STATE OF TEXAS, Appellee
On Appeal from the 27th District Court
Bell County, Texas
Trial Court Cause No. 66832
M E M O R A N D U M O P I N I O N
Courtney Deshaun Lambert pleaded guilty in June 2011 to the offense of deadly conduct, a lesser included offense to the indicted offense of aggravated assault with a deadly weapon. The trial court deferred a finding of guilt and placed him on deferred adjudication community supervision for a term of four years. In September 2011, the State filed a motion to proceed with an adjudication of guilt, alleging multiple violations of the terms and conditions of community supervision. The trial court heard the motion to proceed on November 1, 2011. Appellant pleaded “true” to all of the alleged violations except one that the State abandoned. The trial court found the remaining allegations to be true, adjudicated appellant guilty of the offense of deadly conduct, and assessed his punishment at confinement in the Institutional Division of the Texas Department of Criminal Justice for a term of seven years. We dismiss the appeal.
Appellant’s court-appointed counsel has filed a motion to withdraw. The motion is supported by a brief in which counsel professionally and conscientiously examines the record and applicable law and states that he has concluded that the appeal is frivolous. Counsel has provided appellant with a copy of the brief and advised appellant of his right to review the record and file a response to counsel’s brief. A response has not been filed.[1] Court-appointed counsel has complied with the requirements of Anders v. California, 386 U.S. 738 (1967); In re Schulman, 252 S.W.3d 403 (Tex. Crim. App. 2008); Stafford v. State, 813 S.W.2d 503 (Tex. Crim. App. 1991); High v. State, 573 S.W.2d 807 (Tex. Crim. App. 1978); Currie v. State, 516 S.W.2d 684 (Tex. Crim. App. 1974); Gainous v. State, 436 S.W.2d 137 (Tex. Crim. App. 1969); and Eaden v. State, 161 S.W.3d 173 (Tex. App.—Eastland 2005, no pet.).
Following the procedures outlined in Anders and Schulman, we have independently re-viewed the record, and we agree that the appeal is without merit and should be dismissed. Schulman, 252 S.W.3d at 409. In this regard, a plea of true standing alone is sufficient to support a trial court’s decision to revoke community supervision and proceed with an adjudication of guilt. See Moses v. State, 590 S.W.2d 469, 470 (Tex. Crim. App. 1979).
We note that counsel has the responsibility to advise appellant that he may file a petition for discretionary review with the clerk of the Texas Court of Criminal Appeals seeking review by that court. Tex. R. App. P. 48.4 (“In criminal cases, the attorney representing the defendant on appeal shall, within five days after the opinion is handed down, send his client a copy of the opinion and judgment, along with notification of the defendant’s right to file a pro se petition for discretionary review under Rule 68.”).

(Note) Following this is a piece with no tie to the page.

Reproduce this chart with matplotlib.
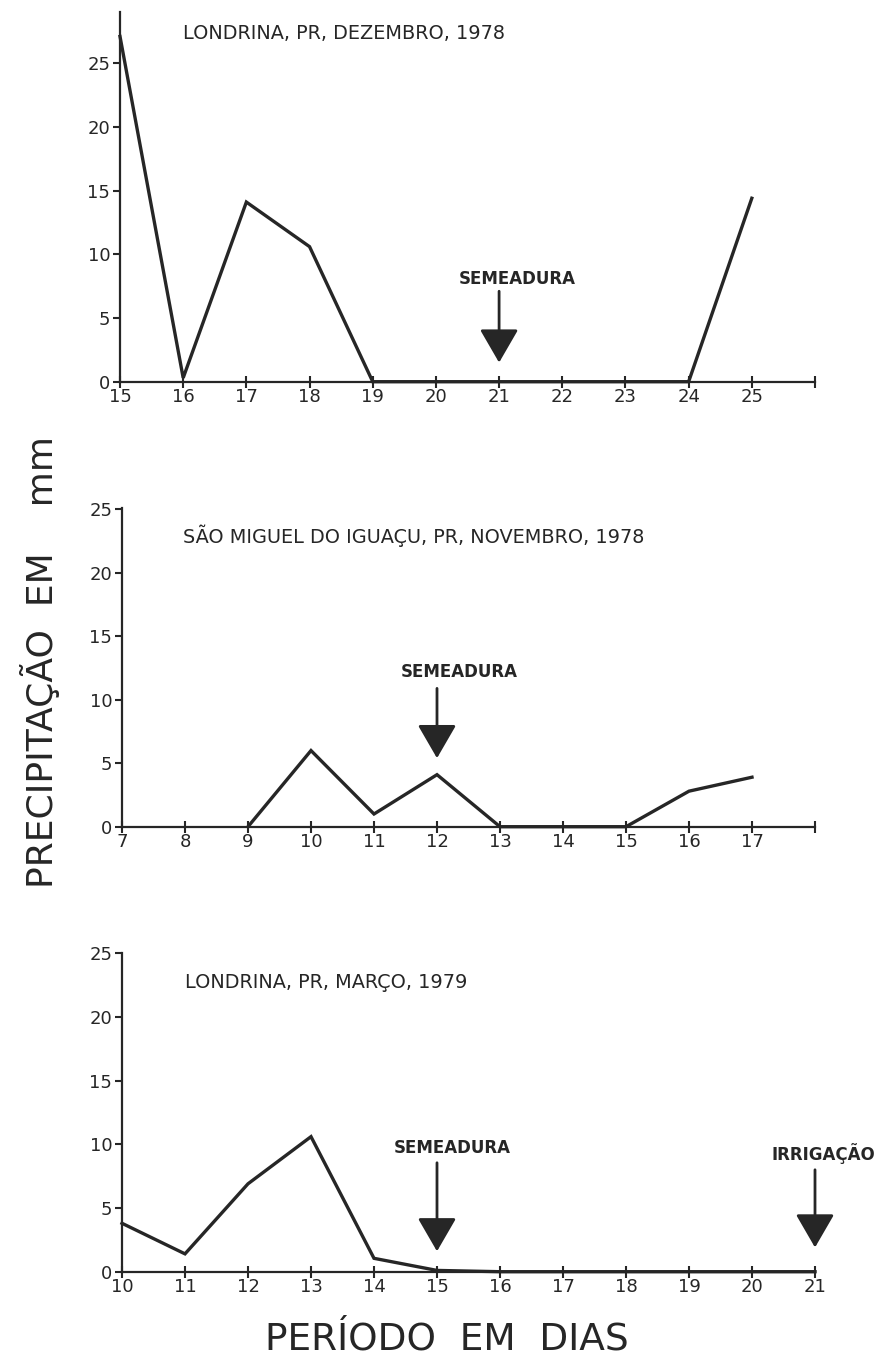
import numpy as np
import matplotlib
matplotlib.use("Agg")
import matplotlib.pyplot as plt

# ---- data ----
days_dez = [15, 16, 17, 18, 19, 20, 21, 22, 23, 24, 25]
prec_dez = [27.1, 0.3, 14.1, 10.6, 0.0, 0.0, 0.0, 0.0, 0.0, 0.0, 14.4]

days_nov = [7, 8, 9, 10, 11, 12, 13, 14, 15, 16, 17]
prec_nov = [np.nan, np.nan, 0.0, 6.0, 1.0, 4.1, 0.0, 0.0, 0.0, 2.8, 3.9]

days_mar = [10, 11, 12, 13, 14, 15, 16, 17, 18, 19, 20, 21]
prec_mar = [3.8, 1.4, 6.9, 10.6, 1.05, 0.1, 0.0, 0.0, 0.0, 0.0, 0.0, 0.0]

titles = ["LONDRINA, PR, DEZEMBRO, 1978",
          "SÃO MIGUEL DO IGUAÇU, PR, NOVEMBRO, 1978",
          "LONDRINA, PR, MARÇO, 1979"]
yticks = [0, 5, 10, 15, 20, 25]

INK = "#262626"
plt.rcParams['font.family'] = ['DejaVu Sans']

fig = plt.figure(figsize=(8.77, 13.72), dpi=100)

W = 877.0
H = 1372.0

def make_ax(left_px, right_px, bottom_px, top_px):
    return fig.add_axes([left_px / W, 1 - bottom_px / H,
                         (right_px - left_px) / W, (bottom_px - top_px) / H])

ax1 = make_ax(120, 815, 381.7, 12)
ax2 = make_ax(122, 815, 826.7, 508)
ax3 = make_ax(122, 815, 1271.7, 953)

panels = [
    (ax1, days_dez, prec_dez, (15, 26), (0, (381.7 - 12) / 12.74), list(range(15, 27)), [str(d) for d in range(15, 26)] + [""]),
    (ax2, days_nov, prec_nov, (7, 18), (0, (826.7 - 508) / 12.69), list(range(7, 19)), [str(d) for d in range(7, 18)] + [""]),
    (ax3, days_mar, prec_mar, (10, 21), (0, (1271.7 - 953) / 12.74), list(range(10, 22)), [str(d) for d in range(10, 22)]),
]

for ax, x, y, xl, yl, xt, xtl in panels:
    ax.plot(x, y, color=INK, lw=2.4, solid_joinstyle='miter', clip_on=False, zorder=3)
    ax.set_xlim(*xl)
    ax.set_ylim(*yl)
    ax.set_xticks(xt)
    ax.set_xticklabels(xtl)
    ax.set_yticks(yticks)
    for s in ['top', 'right']:
        ax.spines[s].set_visible(False)
    for s in ['left', 'bottom']:
        ax.spines[s].set_color(INK)
        ax.spines[s].set_linewidth(1.6)
    ax.tick_params(axis='x', direction='inout', length=9, width=1.5, colors=INK,
                   labelsize=13, pad=0)
    ax.tick_params(axis='y', direction='out', length=5, width=1.5, colors=INK,
                   labelsize=13, pad=2)
    ax.patch.set_alpha(0)

# panel titles
ax1.text(16.0, 27.3, titles[0], fontsize=13.9, color=INK, va='center', ha='left')
ax2.text(7.97, 22.9, titles[1], fontsize=13.9, color=INK, va='center', ha='left')
ax3.text(11.0, 22.7, titles[2], fontsize=13.9, color=INK, va='center', ha='left')

def marker(ax, x, label, text_x, text_y, top, tip):
    ax.annotate('', xy=(x, tip), xytext=(x, top),
                arrowprops=dict(arrowstyle='-|>,head_length=0.95,head_width=0.55',
                                lw=2.0, color=INK, shrinkA=0, shrinkB=0,
                                mutation_scale=22),
                annotation_clip=False)
    ax.text(text_x, text_y, label, fontsize=12, fontweight='bold', color=INK,
            ha='center', va='center', clip_on=False)

marker(ax1, 21, "SEMEADURA", 21.28, 8.1, 7.1, 1.5)
marker(ax2, 12, "SEMEADURA", 12.35, 12.2, 10.9, 5.4)
marker(ax3, 15, "SEMEADURA", 15.25, 9.7, 8.55, 1.6)
marker(ax3, 21, "IRRIGAÇÃO", 21.14, 9.3, 8.0, 1.9)

fig.text(40 / W, 1 - 662 / H, "PRECIPITAÇÃO  EM    mm", rotation=90,
         fontsize=26, color=INK, ha='center', va='center')
fig.text(447 / W, 1 - 1340 / H, "PERÍODO  EM  DIAS", fontsize=27, color=INK,
         ha='center', va='center')

fig.savefig("out.png", dpi=100, facecolor='white')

Likewise, this court advises appellant that he may file a petition for discretionary review pursuant to Tex. R. App. P. 68.
The motion to withdraw is granted, and the appeal is dismissed.
PER CURIAM
April 26, 2012
Do not publish. See Tex. R. App. P. 47.2(b).
Panel consists of: Wright, C.J.,
McCall, J., and Kalenak, J.
[1]By letter, this court granted appellant thirty days in which to exercise his right to file a response to counsel’s brief.